_GOAL:_
Could you transcribe every record below exactly as written, leaving out any pictures?

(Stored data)
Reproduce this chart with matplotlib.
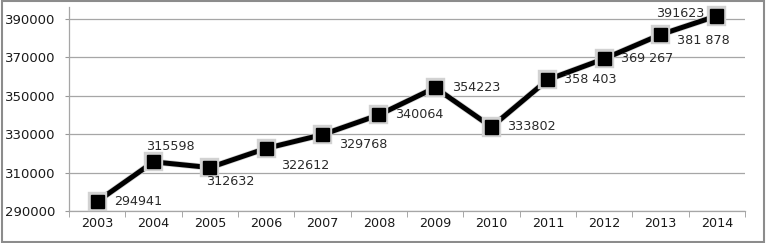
import matplotlib
matplotlib.use("Agg")
import matplotlib.pyplot as plt
import matplotlib.patheffects as pe
from matplotlib.patches import Rectangle

# ── Data ──────────────────────────────────────────────────────
years  = ["2003", "2004", "2005", "2006", "2007", "2008",
          "2009", "2010", "2011", "2012", "2013", "2014"]
values = [294941, 315598, 312632, 322612, 329768, 340064,
          354223, 333802, 358403, 369267, 381878, 391623]
labels = ["294941", "315598", "312632", "322612", "329768", "340064",
          "354223", "333802", "358 403", "369 267", "381 878", "391623"]
y_ticks = [290000, 310000, 330000, 350000, 370000, 390000]

# label placement (points offset, horizontal alignment)
offsets = [(12, 0, "left"), (12, 11, "center"), (-3, -10, "left"),
           (11, -12, "left"), (12, -7, "left"), (12, 0, "left"),
           (12, 0, "left"), (11, 0, "left"), (12, 0, "left"),
           (12, 0, "left"), (12, -4, "left"), (-9, 2, "right")]

plt.rcParams["font.family"] = "DejaVu Sans"

fig = plt.figure(figsize=(7.67, 2.43), dpi=100)
ax = fig.add_axes([69 / 767, 32 / 243, 676 / 767, 203.5 / 243])

x = list(range(len(years)))
ax.plot(x, values, color="black", lw=3.6, marker="s", ms=9.5,
        mfc="black", mec="black", clip_on=False, zorder=3,
        path_effects=[pe.Stroke(linewidth=4.6, foreground="#d2d2d2"), pe.Normal()])

for xi, v, lab, (dx, dy, ha) in zip(x, values, labels, offsets):
    ax.annotate(lab, (xi, v), xytext=(dx, dy), textcoords="offset points",
                ha=ha, va="center", fontsize=9.2, color="#2a2a2a")

ax.set_xlim(-0.5, len(years) - 0.5)
ax.set_ylim(290000, 396000)
ax.set_yticks(y_ticks)
ax.set_yticklabels([str(t) for t in y_ticks], fontsize=9.5, color="#1a1a1a")
ax.set_xticks(x)
ax.set_xticklabels(years, fontsize=9.2, color="#1a1a1a")
ax.set_xticks([i - 0.5 for i in range(len(years) + 1)], minor=True)
ax.tick_params(axis="x", which="major", length=0, pad=4)
ax.tick_params(axis="x", which="minor", length=4, color="#999999", direction="out")
ax.tick_params(axis="y", length=3, color="#999999", pad=6.5)

ax.grid(axis="y", color="#a6a6a6", lw=0.9)
ax.set_axisbelow(True)
for s in ["top", "right"]:
    ax.spines[s].set_visible(False)
for s in ["left", "bottom"]:
    ax.spines[s].set_color("#a6a6a6")
    ax.spines[s].set_linewidth(0.9)

# outer frame
fig.patches.append(Rectangle((0.002, 0.004), 0.994, 0.99, transform=fig.transFigure,
                             fill=False, edgecolor="#8c8c8c", lw=1.5))

plt.savefig("out.png", dpi=100)
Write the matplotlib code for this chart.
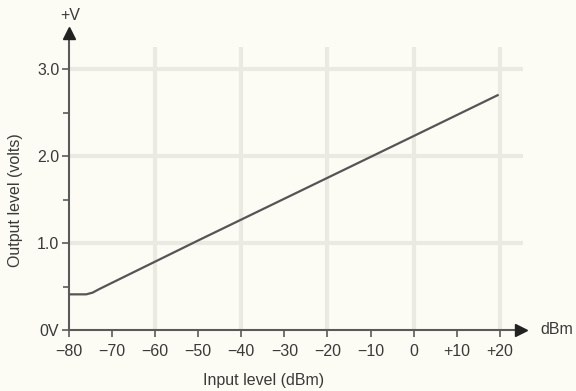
import matplotlib
matplotlib.use("Agg")
import matplotlib.pyplot as plt

# Data
input_dbm = [-80, -76, -74.5, -73, -50, -20, 0, 19.5]
output_v = [0.41, 0.41, 0.43, 0.47, 1.03, 1.75, 2.23, 2.70]

x_ticks = [-80, -70, -60, -50, -40, -30, -20, -10, 0, 10, 20]
x_labels = ["\u221280", "\u221270", "\u221260", "\u221250", "\u221240", "\u221230",
            "\u221220", "\u221210", "0", "+10", "+20"]
y_ticks = [0, 1, 2, 3]
y_labels = ["0V", "1.0", "2.0", "3.0"]
y_minor = [0.5, 1.5, 2.5]
v_grid = [-60, -40, -20, 0, 20]
h_grid = [1, 2, 3]

plt.rcParams['font.family'] = ['Liberation Sans', 'DejaVu Sans']
bg = '#fcfcf4'
axc = '#5a5a5a'
txt = '#3a3a3a'
gridc = '#eaeae2'

fig = plt.figure(figsize=(5.76, 3.91), dpi=100, facecolor=bg)
ax = fig.add_axes([69/576, 61/391, 454/576, 300/391])
ax.set_facecolor(bg)
ax.set_xlim(-80, 25.4)
ax.set_ylim(0, 3.45)

for g in v_grid:
    ax.plot([g, g], [0, 3.25], color=gridc, lw=3, zorder=1, solid_capstyle='butt')
for g in h_grid:
    ax.plot([-80, 25.4], [g, g], color=gridc, lw=3, zorder=1, solid_capstyle='butt')

ax.plot(input_dbm, output_v, color='#555555', lw=1.6, zorder=3)

for s in ['top', 'right']:
    ax.spines[s].set_visible(False)
for s in ['left', 'bottom']:
    ax.spines[s].set_color(axc)
    ax.spines[s].set_linewidth(1.5)

ax.set_xticks(x_ticks)
ax.set_xticklabels(x_labels)
ax.set_yticks(y_ticks)
ax.set_yticklabels(y_labels)
ax.set_yticks(y_minor, minor=True)
ax.tick_params(axis='x', which='major', colors=axc, labelcolor=txt, length=5,
               width=1.2, labelsize=11.5, pad=5)
ax.tick_params(axis='y', which='major', colors=axc, labelcolor=txt, length=5,
               width=1.2, labelsize=11.5, pad=2)
ax.tick_params(axis='y', which='minor', colors=axc, length=4, width=1.2)

ax.plot(0.995, 0, marker='>', color='#222222', markersize=9, transform=ax.transAxes,
        clip_on=False, zorder=5)
ax.plot(0, 0.99, marker='^', color='#222222', markersize=9, transform=ax.transAxes,
        clip_on=False, zorder=5)

fig.text(557/576, 1 - 329/391, "dBm", ha='center', va='center', fontsize=11.5, color=txt)
fig.text(70/576, 1 - 15/391, "+V", ha='center', va='center', fontsize=11.5, color=txt)
fig.text(264/576, 1 - 381/391, "Input level (dBm)", ha='center', va='center',
         fontsize=11.5, color=txt)
fig.text(16/576, 1 - 200/391, "Output level (volts)", ha='center', va='center',
         rotation=90, fontsize=11.5, color=txt)

fig.savefig("out.png", dpi=100, facecolor=bg)
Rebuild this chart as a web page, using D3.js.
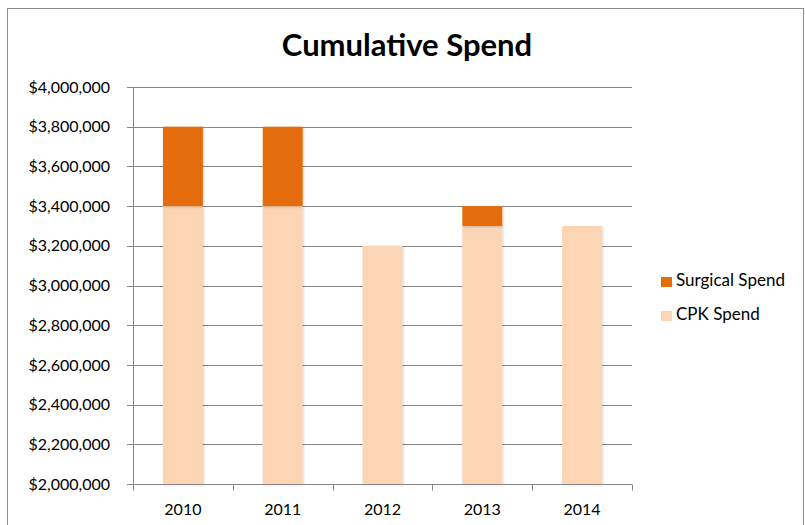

_TASK RESULT:_
Reproduce this chart with matplotlib.
import matplotlib
matplotlib.use("Agg")
import matplotlib.pyplot as plt
import matplotlib.patheffects as pe
from matplotlib.patches import Rectangle

# ── Data ──────────────────────────────────────────────────────
years  = ["2003", "2004", "2005", "2006", "2007", "2008",
          "2009", "2010", "2011", "2012", "2013", "2014"]
values = [294941, 315598, 312632, 322612, 329768, 340064,
          354223, 333802, 358403, 369267, 381878, 391623]
labels = ["294941", "315598", "312632", "322612", "329768", "340064",
          "354223", "333802", "358 403", "369 267", "381 878", "391623"]
y_ticks = [290000, 310000, 330000, 350000, 370000, 390000]

# label placement (points offset, horizontal alignment)
offsets = [(12, 0, "left"), (12, 11, "center"), (-3, -10, "left"),
           (11, -12, "left"), (12, -7, "left"), (12, 0, "left"),
           (12, 0, "left"), (11, 0, "left"), (12, 0, "left"),
           (12, 0, "left"), (12, -4, "left"), (-9, 2, "right")]

plt.rcParams["font.family"] = "DejaVu Sans"

fig = plt.figure(figsize=(7.67, 2.43), dpi=100)
ax = fig.add_axes([69 / 767, 32 / 243, 676 / 767, 203.5 / 243])

x = list(range(len(years)))
ax.plot(x, values, color="black", lw=3.6, marker="s", ms=9.5,
        mfc="black", mec="black", clip_on=False, zorder=3,
        path_effects=[pe.Stroke(linewidth=4.6, foreground="#d2d2d2"), pe.Normal()])

for xi, v, lab, (dx, dy, ha) in zip(x, values, labels, offsets):
    ax.annotate(lab, (xi, v), xytext=(dx, dy), textcoords="offset points",
                ha=ha, va="center", fontsize=9.2, color="#2a2a2a")

ax.set_xlim(-0.5, len(years) - 0.5)
ax.set_ylim(290000, 396000)
ax.set_yticks(y_ticks)
ax.set_yticklabels([str(t) for t in y_ticks], fontsize=9.5, color="#1a1a1a")
ax.set_xticks(x)
ax.set_xticklabels(years, fontsize=9.2, color="#1a1a1a")
ax.set_xticks([i - 0.5 for i in range(len(years) + 1)], minor=True)
ax.tick_params(axis="x", which="major", length=0, pad=4)
ax.tick_params(axis="x", which="minor", length=4, color="#999999", direction="out")
ax.tick_params(axis="y", length=3, color="#999999", pad=6.5)

ax.grid(axis="y", color="#a6a6a6", lw=0.9)
ax.set_axisbelow(True)
for s in ["top", "right"]:
    ax.spines[s].set_visible(False)
for s in ["left", "bottom"]:
    ax.spines[s].set_color("#a6a6a6")
    ax.spines[s].set_linewidth(0.9)

# outer frame
fig.patches.append(Rectangle((0.002, 0.004), 0.994, 0.99, transform=fig.transFigure,
                             fill=False, edgecolor="#8c8c8c", lw=1.5))

plt.savefig("out.png", dpi=100)
Write the matplotlib code for this chart.
import matplotlib
matplotlib.use("Agg")
import matplotlib.pyplot as plt

# Data
input_dbm = [-80, -76, -74.5, -73, -50, -20, 0, 19.5]
output_v = [0.41, 0.41, 0.43, 0.47, 1.03, 1.75, 2.23, 2.70]

x_ticks = [-80, -70, -60, -50, -40, -30, -20, -10, 0, 10, 20]
x_labels = ["\u221280", "\u221270", "\u221260", "\u221250", "\u221240", "\u221230",
            "\u221220", "\u221210", "0", "+10", "+20"]
y_ticks = [0, 1, 2, 3]
y_labels = ["0V", "1.0", "2.0", "3.0"]
y_minor = [0.5, 1.5, 2.5]
v_grid = [-60, -40, -20, 0, 20]
h_grid = [1, 2, 3]

plt.rcParams['font.family'] = ['Liberation Sans', 'DejaVu Sans']
bg = '#fcfcf4'
axc = '#5a5a5a'
txt = '#3a3a3a'
gridc = '#eaeae2'

fig = plt.figure(figsize=(5.76, 3.91), dpi=100, facecolor=bg)
ax = fig.add_axes([69/576, 61/391, 454/576, 300/391])
ax.set_facecolor(bg)
ax.set_xlim(-80, 25.4)
ax.set_ylim(0, 3.45)

for g in v_grid:
    ax.plot([g, g], [0, 3.25], color=gridc, lw=3, zorder=1, solid_capstyle='butt')
for g in h_grid:
    ax.plot([-80, 25.4], [g, g], color=gridc, lw=3, zorder=1, solid_capstyle='butt')

ax.plot(input_dbm, output_v, color='#555555', lw=1.6, zorder=3)

for s in ['top', 'right']:
    ax.spines[s].set_visible(False)
for s in ['left', 'bottom']:
    ax.spines[s].set_color(axc)
    ax.spines[s].set_linewidth(1.5)

ax.set_xticks(x_ticks)
ax.set_xticklabels(x_labels)
ax.set_yticks(y_ticks)
ax.set_yticklabels(y_labels)
ax.set_yticks(y_minor, minor=True)
ax.tick_params(axis='x', which='major', colors=axc, labelcolor=txt, length=5,
               width=1.2, labelsize=11.5, pad=5)
ax.tick_params(axis='y', which='major', colors=axc, labelcolor=txt, length=5,
               width=1.2, labelsize=11.5, pad=2)
ax.tick_params(axis='y', which='minor', colors=axc, length=4, width=1.2)

ax.plot(0.995, 0, marker='>', color='#222222', markersize=9, transform=ax.transAxes,
        clip_on=False, zorder=5)
ax.plot(0, 0.99, marker='^', color='#222222', markersize=9, transform=ax.transAxes,
        clip_on=False, zorder=5)

fig.text(557/576, 1 - 329/391, "dBm", ha='center', va='center', fontsize=11.5, color=txt)
fig.text(70/576, 1 - 15/391, "+V", ha='center', va='center', fontsize=11.5, color=txt)
fig.text(264/576, 1 - 381/391, "Input level (dBm)", ha='center', va='center',
         fontsize=11.5, color=txt)
fig.text(16/576, 1 - 200/391, "Output level (volts)", ha='center', va='center',
         rotation=90, fontsize=11.5, color=txt)

fig.savefig("out.png", dpi=100, facecolor=bg)
Rebuild this chart as a web page, using D3.js.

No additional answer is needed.